Laura Poitras (b. 1964), ‘ANARCHIST: Power Spectrum Display of Doppler Tracks from a Satellite (Intercepted May 27, 2009),’ 2016. Pigmented inkjet print mounted on aluminum, 45 x 64 3/4 in. (114.3 x 164.5 cm). Courtesy the artist

Laura Poitras (b. 1964), ‘ANARCHIST: Power Spectrum Display of Doppler Tracks from a Satellite (Intercepted May 27, 2009),’ 2016. Pigmented inkjet print mounted on aluminum, 45 x 64 3/4 in. (114.3 x 164.5 cm). Courtesy the artist

 

NEW YORK – The Whitney Museum of American Art will debut “Laura Poitras: Astro Noise,” the first solo museum exhibition by artist, filmmaker and journalist Laura Poitras.
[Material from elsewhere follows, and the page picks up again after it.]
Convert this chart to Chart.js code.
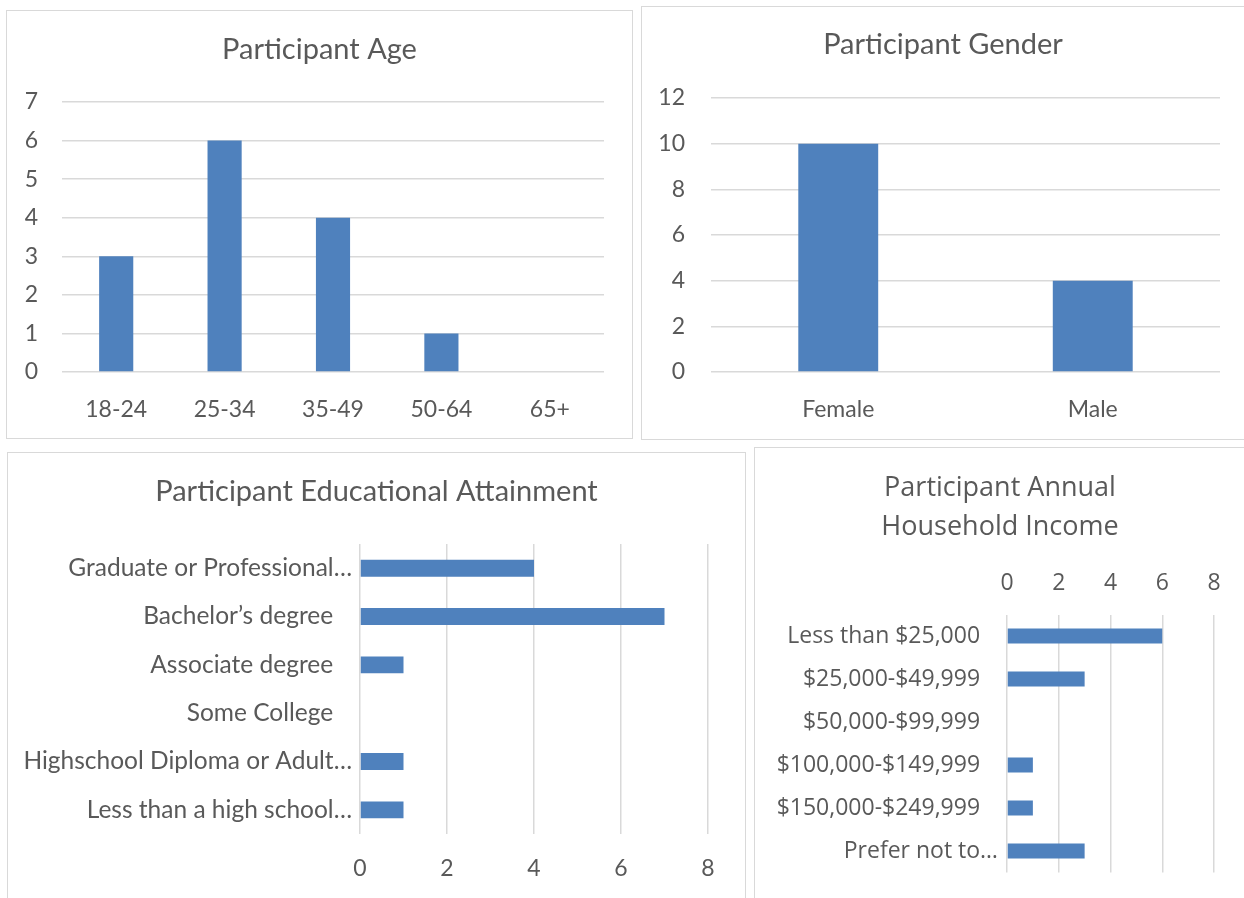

This immersive installation of new work builds on topics important to Poitras, including mass surveillance, the war on terror, the U.S. drone program, Guantánamo Bay Prison, occupation and torture. Some of these issues have been investigated in her films, including Citizenfour, which won the 2015 Academy Award for Best Documentary, and in her reporting, which was awarded a 2014 Pulitzer Prize.

For the exhibition, Poitras is creating an interrelated series of installations in the Whitney’s eighth-floor Hurst Family Galleries. The exhibition expands on her project to document post–9/11 America, engaging visitors in formats outside her non-fiction filmmaking. She will create immersive environments that incorporate documentary footage, architectural interventions, primary documents, and narrative structures to invite visitors to interact with the material in strikingly intimate and direct ways.

The title, ‘Astro Noise,’ refers to the faint background disturbance of thermal radiation left over from the Bing Bang and is the name Edward Snowden gave to an encrypted file containing evidence of mass surveillance by the National Security Agency that he shared with Poitras in 2013. The Snowden archive partially inspired Poitras’ presentation at the Whitney.

The exhibition will be on view at the Whitney from Feb. 5 through May 1.